Third, it is the conclusion of the privatization transactions
and the post-privatization control that give rise to the most
serious problems to the parties to the contracts. The insufficient
experience and practice in the sphere of contractual relations as a
whole, especially in the field of privatization transactions, lead
to the search for simpler solutions in the transfer of property
rights.
The study has shown that privatization is not completed with the
conclusion of the transaction. There emerges a tendency towards
prolonging privatization both on account of problems arising with
already concluded transactions and owing to the transition to
methods of payment requiring subsequent transfer of ownership.
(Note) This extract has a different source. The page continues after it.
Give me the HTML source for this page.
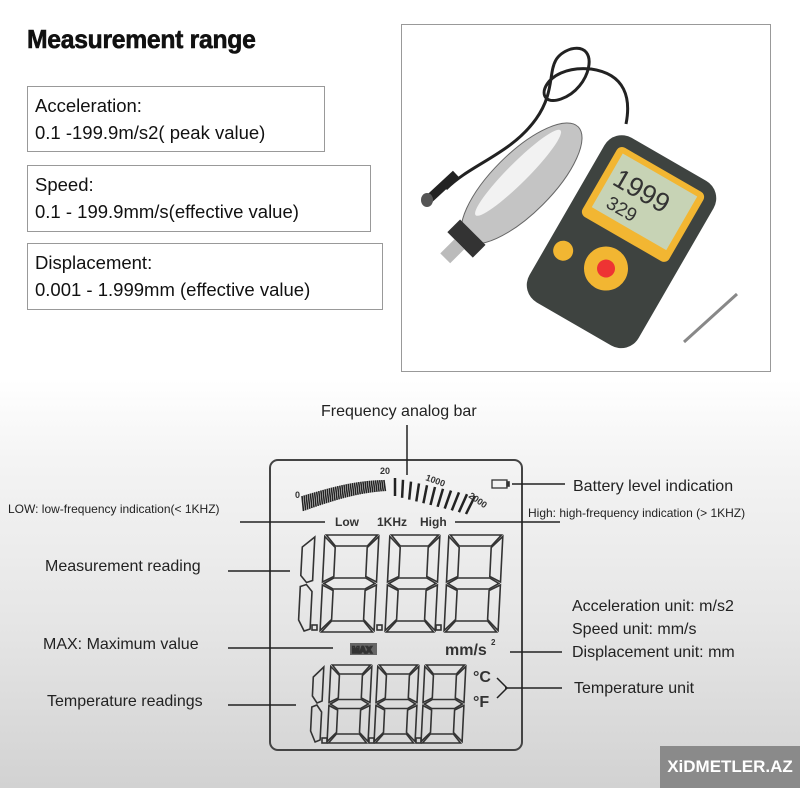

Experience has shown that a number of actual circumstances and
problems are not regulated efficiently enough in the contracts for
the privatization of enterprises, such as:
- subsequent finding of unknown prior to the conclusion of the
transaction defects in the respective privatization objects - in
facilities, equipment, infrastructure. This is largely due to
imperfect preparation and conclusion of the privatization
transaction;
- deterioration of the property and financial state of the
enterprises subject to privatization. Experience has shown that
this process is nearly always present and develops extremely
rapidly, especially in the period from the conclusion of the
contract until the new owner actually assumes possession;
- finding of undisclosed as a result of poor financial and legal
discipline liabilities and legal obligations (mortgages, property
put up as security, etc.);
- nonfulfillment on the part of the buyer of certain stipulations
of the contract for financial and non-financial commitments of the
new owner.
One extremely serious question generating tension in the
seller-buyer relations is post-privatization control. The analyzed
cases indicate that at this stage such a control is only exercised
by the Privatization Agency. To a certain extent that is
understandable in view of the short period of time since the
conclusion of the transactions (approximately a year has passed
since the conclusion of the first more substantial transactions).
In most cases the stipulations of the contracts refer to a period
of 3 or 5 years.
Furthermore, the attention of the privatizing authorities is
focused on the problems related to the increasing number of
privatization procedures. The scope and significance of
post-privatization control will inevitably grow. With the increase
in the number of privatization transactions under the conditions of
deferred payment, payment by instalments where the ownership
remains with the seller and is to be transferred subsequently, as
well as leasing or management with a buy-out clause, etc.,
post-privatization control will also be exercised by extending the
privatization procedure itself until the final transfer of
ownership.
Due to the limited scope of privatization and the virtually
non-existent post-privatization control there have occurred no
instances of annulment of privatization transactions owing to
nonfulfillment of sale contract stipulations. There have been cases
of dissolution shortly after the conclusion of the sale contract
largely due to nonpayment of the agreed price by the buyer within
the specified term. However, such developments are certain to arise
in the future, with the speeding up of privatization and the
growing number of privatization transactions. Therefore, in order
to facilitate and optimize post-privatization control it is
necessary to conduct a policy of minimizing the conditions of the
transactions, as well as their clear-cut definition and if
possible, their metrication.
That will facilitate the task of the privatizing authorities
which are also supposed to exercise the control. It will further
strengthen the security and enhance the economic freedom of the new
owners in the management of the privatized enterprise.